Football is, too, given that in less than two weeks, Arizona will be in Shreveport, La., for the AdvoCare V100 Bowl to face Boston College. It could be Carey’s last game in uniform, as he’s considered one of the top running back prospects eligible for the NFL draft. He’s already filed paperwork to get a grade from the NFL Draft Advisory Committee.
"We had the highest APR in the Pac-12 last year," Byrne said."Those types of numbers will have an impact on your graduation rates.
"And we’re very excited with what we are doing in recruiting, too."
There are, as always, a few things that could use improving. Arizona still needs to figure out how to get fans into the stands. On at least two notable instances, UA fell way short on attendance.
Against Oregon, in what turned out to be a huge Arizona upset, there was announced crowd of 45,777, and that came at a time when the Ducks were considered one of the best teams in the country and were on the periphery of the national championship discussion. That came on the heels of only 42,080 showing up to see the Wildcats face Washington State.

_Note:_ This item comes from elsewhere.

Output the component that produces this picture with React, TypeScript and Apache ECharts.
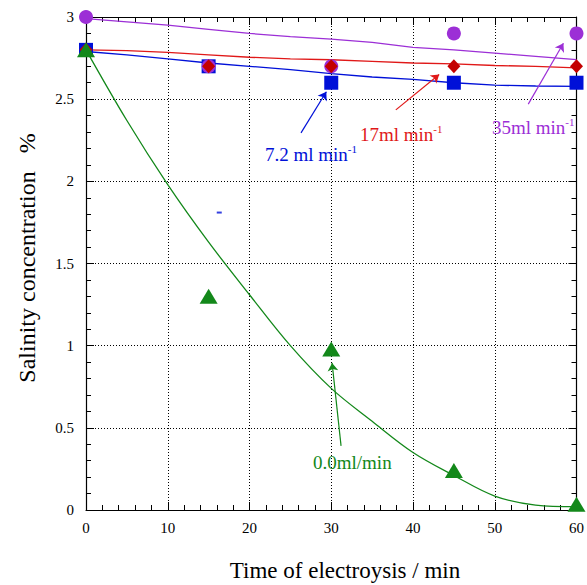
import React, { useEffect, useRef } from "react";
import * as echarts from "echarts";

// measured points
const xPts = [0, 15, 30, 45, 60];
const purplePts = [3.0, 2.7, 2.7, 2.9, 2.9];
const redPts = [2.8, 2.7, 2.7, 2.7, 2.7];
const bluePts = [2.8, 2.7, 2.6, 2.6, 2.6];
const greenPts = [2.8, 1.3, 0.98, 0.24, 0.035];

// fitted curves
const xFit = [0, 5, 10, 15, 20, 25, 30, 35, 40, 45, 50, 55, 60];
const purpleFit = [2.99, 2.97, 2.95, 2.925, 2.9, 2.88, 2.865, 2.845, 2.815, 2.8, 2.78, 2.76, 2.74];
const redFit = [2.8, 2.795, 2.785, 2.77, 2.755, 2.745, 2.74, 2.73, 2.72, 2.715, 2.705, 2.7, 2.69];
const blueFit = [2.79, 2.77, 2.745, 2.72, 2.7, 2.68, 2.655, 2.635, 2.62, 2.6, 2.585, 2.58, 2.578];
const greenFit = [2.8, 2.37, 1.98, 1.63, 1.31, 1.0, 0.74, 0.54, 0.35, 0.21, 0.085, 0.03, 0.02];

// stray mark
const strayPt = [16.3, 1.81];

// annotation arrows [from, to] in data coords
const blueArrow = [[26.3, 2.295], [29.4, 2.545]];
const redArrow = [[37.9, 2.435], [43.2, 2.65]];
const purpleArrow = [[54.1, 2.47], [58.4, 2.84]];
const greenArrow = [[31.2, 0.39], [30.1, 0.895]];

const labels = {
  blue: "7.2 ml min",
  red: "17ml min",
  purple: "35ml min",
  green: "0.0ml/min",
};

const xTitle = "Time of electroysis / min";
const yTitle = "Salinity concentration   %";

const C_PURPLE = "#9c2fd6";
const C_RED = "#e01818";
const C_RED_PT = "#c40000";
const C_BLUE = "#0010d8";
const C_GREEN = "#13881a";
const FONT = "Liberation Serif";

const zip = (xs: number[], ys: number[]) => xs.map((x, i) => [x, ys[i]]);

function arrowMark(a: number[][], color: string) {
  return {
    silent: true,
    symbol: ["none", "arrow"],
    symbolSize: 8,
    label: { show: false },
    lineStyle: { color, width: 1.2, type: "solid" },
    data: [[{ coord: a[0] }, { coord: a[1] }]],
  };
}

function fitLine(name: string, ys: number[], color: string, arrow: number[][], smooth: number) {
  return {
    name,
    type: "line",
    data: zip(xFit, ys),
    showSymbol: false,
    symbol: "none",
    smooth,
    lineStyle: { color, width: 1.3 },
    silent: true,
    z: 2,
    markLine: arrowMark(arrow, color),
  };
}

function ptSeries(name: string, ys: number[], color: string, symbol: string, size: any) {
  return {
    name,
    type: "scatter",
    data: zip(xPts, ys),
    symbol,
    symbolSize: size,
    itemStyle: { color, opacity: 1 },
    silent: true,
    z: 3,
  };
}

function annot(x: number, y: number, text: string, color: string, sup: boolean) {
  return {
    type: "text",
    x,
    y,
    z: 10,
    style: {
      text: sup ? `{a|${text}}{s|-1}` : `{a|${text}}`,
      fill: color,
      textAlign: "left",
      textVerticalAlign: "middle",
      rich: {
        a: { fontSize: 19, fontFamily: FONT, fill: color, lineHeight: 22 },
        s: { fontSize: 11, fontFamily: FONT, fill: color, verticalAlign: "top", lineHeight: 11 },
      },
    },
  };
}

const baseX = {
  type: "value",
  min: 0,
  max: 60,
  interval: 10,
  axisLine: { show: true, onZero: false, lineStyle: { color: "#000", width: 1.2 } },
  axisTick: { show: true, inside: true, length: 8, lineStyle: { color: "#000" } },
  minorTick: { show: true, splitNumber: 5, length: 5, lineStyle: { color: "#000" } },
};
const baseY = {
  type: "value",
  min: 0,
  max: 3,
  interval: 0.5,
  axisLine: { show: true, onZero: false, lineStyle: { color: "#000", width: 1.2 } },
  axisTick: { show: true, inside: true, length: 8, lineStyle: { color: "#000" } },
  minorTick: { show: true, splitNumber: 5, length: 5, lineStyle: { color: "#000" } },
};

export default function App() {
  const ref = useRef<HTMLDivElement>(null);
  useEffect(() => {
    if (!ref.current) return;
    const chart = echarts.init(ref.current, null, { renderer: "svg" });
    chart.setOption({
      animation: false,
      backgroundColor: "#fff",
      grid: { left: 86, top: 17, width: 492, height: 493, containLabel: false },
      xAxis: [
        {
          ...baseX,
          position: "bottom",
          axisLabel: { color: "#000", fontSize: 15, fontFamily: FONT, margin: 10 },
          splitLine: { show: true, lineStyle: { color: "#000", type: [1, 2], width: 1 } },
        },
        {
          ...baseX,
          position: "top",
          axisLabel: { show: false },
          splitLine: { show: false },
        },
      ],
      yAxis: [
        {
          ...baseY,
          position: "left",
          axisLabel: { color: "#000", fontSize: 15, fontFamily: FONT, margin: 12 },
          splitLine: { show: true, lineStyle: { color: "#000", type: [1, 2], width: 1 } },
        },
        {
          ...baseY,
          position: "right",
          axisLabel: { show: false },
          splitLine: { show: false },
        },
      ],
      series: [
        fitLine("35fit", purpleFit, C_PURPLE, purpleArrow, 0),
        fitLine("17fit", redFit, C_RED, redArrow, 0),
        fitLine("7.2fit", blueFit, C_BLUE, blueArrow, 0),
        fitLine("0fit", greenFit, C_GREEN, greenArrow, 0.35),
        ptSeries("7.2", bluePts, C_BLUE, "rect", 14),
        ptSeries("35", purplePts, C_PURPLE, "circle", 14),
        ptSeries("17", redPts, C_RED_PT, "diamond", [13, 14]),
        ptSeries("0", greenPts, C_GREEN, "triangle", [18, 15]),
        {
          name: "stray",
          type: "scatter",
          data: [strayPt],
          symbol: "rect",
          symbolSize: [5, 2],
          itemStyle: { color: C_BLUE },
          silent: true,
        },
      ],
      graphic: [
        annot(265, 154, labels.blue, C_BLUE, true),
        annot(360, 134, labels.red, C_RED, true),
        annot(492, 127, labels.purple, C_PURPLE, true),
        annot(313, 462, labels.green, C_GREEN, false),
        {
          type: "text",
          x: 345,
          y: 570,
          style: {
            text: xTitle,
            fill: "#000",
            fontSize: 23,
            fontFamily: FONT,
            textAlign: "center",
            textVerticalAlign: "middle",
          },
        },
        {
          type: "text",
          x: 27,
          y: 258,
          rotation: Math.PI / 2,
          style: {
            text: yTitle,
            fill: "#000",
            fontSize: 24,
            fontFamily: FONT,
            textAlign: "center",
            textVerticalAlign: "middle",
          },
        },
      ],
    });
    return () => chart.dispose();
  }, []);
  return (
    <div
      ref={ref}
      style={{ position: "absolute", left: 0, top: 0, width: 587, height: 585 }}
    />
  );
}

Arizona must find ways to get fans to get to the games — and stay. Plans are in the works, according to Byrne, who said he feels he has a "very loyal 40,000" fans. It’s really about getting another 15,000 or so to join in.
"We need people who come to the tailgates to go to the games and those who have tailgates to encourage them to get tickets," Byrne said. "We want them to have that camaraderie of the tailgate and then take it into the game. Not just have that camaraderie and then go home."
Keep in mind that winning always helps bring fans out. And in that regard — among many others for Arizona — while life isn’t perfect right now, it’s pretty good.
"One of the things I think about when I get up in the morning is, ‘I hope that I’m hard to replace when the time comes for me to be done here at Arizona,’" Byrne said, adding, "but I’m replaceable."